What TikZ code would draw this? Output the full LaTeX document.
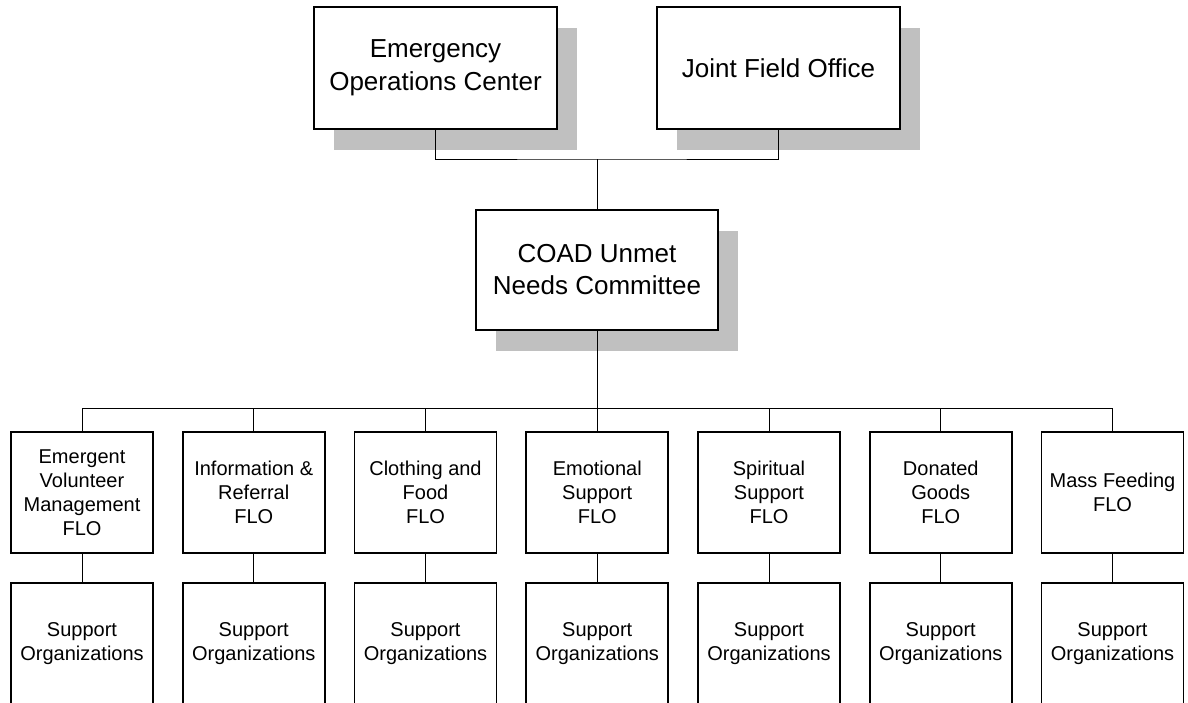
\documentclass[tikz,border=0pt]{standalone}
\usepackage{fontspec}
\setmainfont{Liberation Sans}
\usetikzlibrary{shadows}
\definecolor{shadowgray}{RGB}{192,192,192}

\begin{document}
\begin{tikzpicture}[x=1pt,y=-1pt,line width=1pt,node distance=171.75pt,
  box/.style={draw,line width=1.6pt,fill=white,align=center,inner sep=0pt,minimum width=142pt,minimum height=121pt,font=\fontsize{20}{24}\selectfont},
  bigbox/.style={box,minimum width=243pt,minimum height=122pt,font=\fontsize{26}{33}\selectfont,drop shadow={shadow xshift=20pt,shadow yshift=-21pt,opacity=1,fill=shadowgray}}]
\useasboundingbox (0,0) rectangle (1188,702);

\node[bigbox] (eoc) at (435.5,68) {Emergency\\Operations Center};
\node[bigbox] (jfo) at (778.5,68) {Joint Field Office};
\node[bigbox,minimum width=242pt,minimum height=120pt,font=\fontsize{26}{32}\selectfont] (coad) at (597,270) {COAD Unmet\\Needs Committee};

\node[box] (flo1) at (82,492.5) {Emergent\\Volunteer\\Management\\FLO};
\node[box] (flo2) [right of=flo1] {Information \&\\Referral\\FLO};
\node[box] (flo3) [right of=flo2] {Clothing and\\Food\\FLO};
\node[box] (flo4) [right of=flo3] {Emotional\\Support\\FLO};
\node[box] (flo5) [right of=flo4] {Spiritual\\Support\\FLO};
\node[box] (flo6) [right of=flo5] {Donated\\Goods\\FLO};
\node[box] (flo7) [right of=flo6] {Mass Feeding\\FLO};

\foreach \i in {1,...,7}
  \node[box] (sup\i) [below of=flo\i,node distance=151pt] {Support\\Organizations};

\coordinate (topbus) at (597,159);
\coordinate (midbus) at (597,408);

\draw (eoc.south) |- (topbus) -| (jfo.south);
\draw (topbus) -- (coad.north);
\draw (coad.south) -- (midbus);
\draw (flo1.north |- midbus) -- (flo7.north |- midbus);
\foreach \i in {1,...,7} {
  \draw (flo\i.north |- midbus) -- (flo\i.north);
  \draw (flo\i.south) -- (sup\i.north);
}
\end{tikzpicture}
\end{document}
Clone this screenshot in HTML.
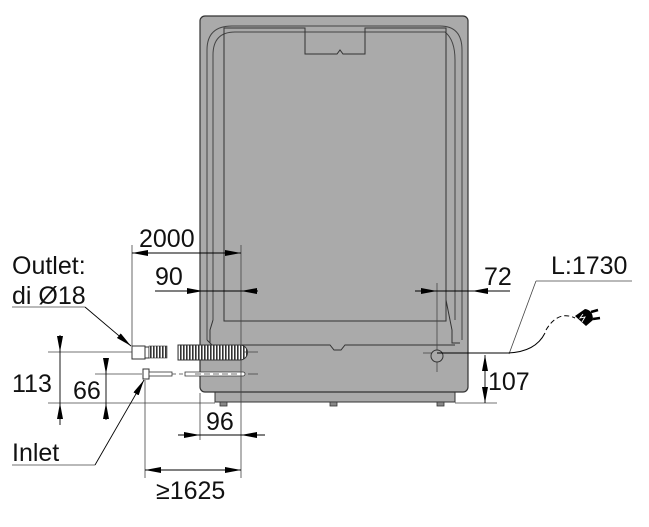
——
◆ Task to complete ◆
Make an exact copy of all the material, but keep the pictures out of it.

◆ Exercise solution ◆
What TikZ code would draw this? Output the full LaTeX document.
\documentclass[tikz,border=0pt]{standalone}
\usepackage{fontspec}
\setmainfont{Liberation Sans}
\usetikzlibrary{shadows}
\definecolor{shadowgray}{RGB}{192,192,192}

\begin{document}
\begin{tikzpicture}[x=1pt,y=-1pt,line width=1pt,node distance=171.75pt,
  box/.style={draw,line width=1.6pt,fill=white,align=center,inner sep=0pt,minimum width=142pt,minimum height=121pt,font=\fontsize{20}{24}\selectfont},
  bigbox/.style={box,minimum width=243pt,minimum height=122pt,font=\fontsize{26}{33}\selectfont,drop shadow={shadow xshift=20pt,shadow yshift=-21pt,opacity=1,fill=shadowgray}}]
\useasboundingbox (0,0) rectangle (1188,702);

\node[bigbox] (eoc) at (435.5,68) {Emergency\\Operations Center};
\node[bigbox] (jfo) at (778.5,68) {Joint Field Office};
\node[bigbox,minimum width=242pt,minimum height=120pt,font=\fontsize{26}{32}\selectfont] (coad) at (597,270) {COAD Unmet\\Needs Committee};

\node[box] (flo1) at (82,492.5) {Emergent\\Volunteer\\Management\\FLO};
\node[box] (flo2) [right of=flo1] {Information \&\\Referral\\FLO};
\node[box] (flo3) [right of=flo2] {Clothing and\\Food\\FLO};
\node[box] (flo4) [right of=flo3] {Emotional\\Support\\FLO};
\node[box] (flo5) [right of=flo4] {Spiritual\\Support\\FLO};
\node[box] (flo6) [right of=flo5] {Donated\\Goods\\FLO};
\node[box] (flo7) [right of=flo6] {Mass Feeding\\FLO};

\foreach \i in {1,...,7}
  \node[box] (sup\i) [below of=flo\i,node distance=151pt] {Support\\Organizations};

\coordinate (topbus) at (597,159);
\coordinate (midbus) at (597,408);

\draw (eoc.south) |- (topbus) -| (jfo.south);
\draw (topbus) -- (coad.north);
\draw (coad.south) -- (midbus);
\draw (flo1.north |- midbus) -- (flo7.north |- midbus);
\foreach \i in {1,...,7} {
  \draw (flo\i.north |- midbus) -- (flo\i.north);
  \draw (flo\i.south) -- (sup\i.north);
}
\end{tikzpicture}
\end{document}
Clone this screenshot in HTML.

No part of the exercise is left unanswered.